For certain inputs size the layer uses a Tensor Core CUDNN implementation but not for others. Is there some known limitations/rules that should be followed to guarantee TCUs are used every time for 2d convolution, regardless of input size and dilation/padding parameters?
o Linux distro and version: Debian 9
o GPU type: RTX 2080 TI
o Nvidia driver version: 410.93
o CUDA version: 10.0
o CUDNN version: 7.6.5
o Python version [if using python]: Using c++
o Tensorflow and PyTorch version
o TensorRT version: 7.0.0.11
Thanks in advance for your help!
Hi,
For best practice, please refer to below link:
https://docs.nvidia.com/deeplearning/sdk/tensorrt-best-practices/index.html#optimize-layer
If possible please share your model and configuration setting so that we can help better.
Thanks
Thanks.
I have three parallel 2d conv nodes. They all have the same input size and same output size.
The difference is one has (6,6), other (12,12), other (18,18) padding. The kernel shape is (3,3) for all of them.
The one with (6,6) always runs on TCUs regardless of input size.
The one with (12,12) runs on TCUs for some input sizes.
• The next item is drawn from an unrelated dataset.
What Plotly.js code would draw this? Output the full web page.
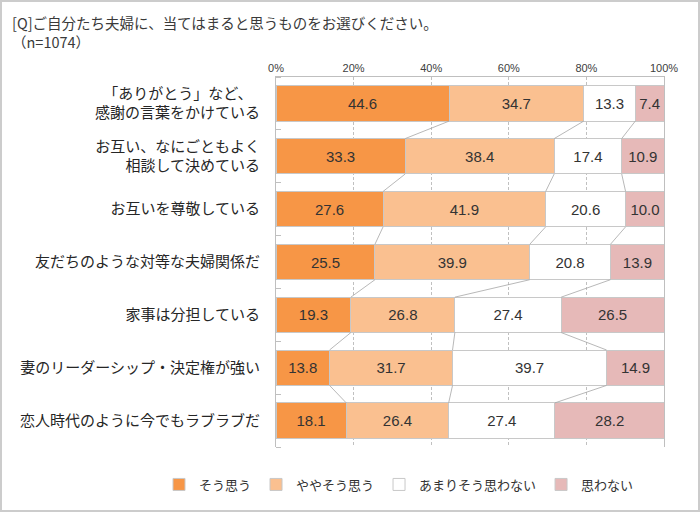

The one with (18,18) never runs on TCUs.
My guess is that there is some rule that only triggers TCUs usage if the input/work size/output size is a multiple of 8 or something like that. But I would like to clarify what the rules are instead of trying to guess.
Thanks for your help
As mentioned in above link:
Tensor dimensions (or the number of input and output channels for FullyConnected layer) of multiples of 32 tend to have the best performance for FP16 and INT8 inference because of the utilization of Tensor Cores if the hardware supports them.
Tensor Core kernels for FP16 data requires striding between data rows to be multiples of 8 data elements. For example, a MatrixMultiply that is M x K times K x N requires M, K, and N to be multiple of 8 to use Tensor Core optimized kernels.
Can you share more details regarding stride, dilation, in / out channels? Also if possible please share the model & script file to repro the issue.
Thanks
1 Like
Sorry, I am not allowed to share the model but it is DeepLab with atrous classifier.
The convolutions that are giving me trouble are the atrous convolutions in the classifier.
In channels: 2048
Out channels: 256
Kernel: 3,3
Stride: 1,1
Pads: 6,6
Dilation: 6,6
In channels: 2048
Out channels: 256
Kernel: 3,3
Stride: 1,1
Pads: 12,12
Dilation: 12,12
In channels: 2048
Out channels: 256
Kernel: 3,3
Stride: 1,1
Pads: 18,18
Dilation: 18,18
The problem is the optimizer not being able to find an optimized implementation but resorting to use the implicit_convolve_sgemm instead of some turing_h1688 implementation like the other ‘regular’ convolutions.
Thanks SunilJB
Hi @ricardo10silva,
There are some additional fixes pushed in latest release, could you please try using latest TRT and let us know in case issue persist.
Thanks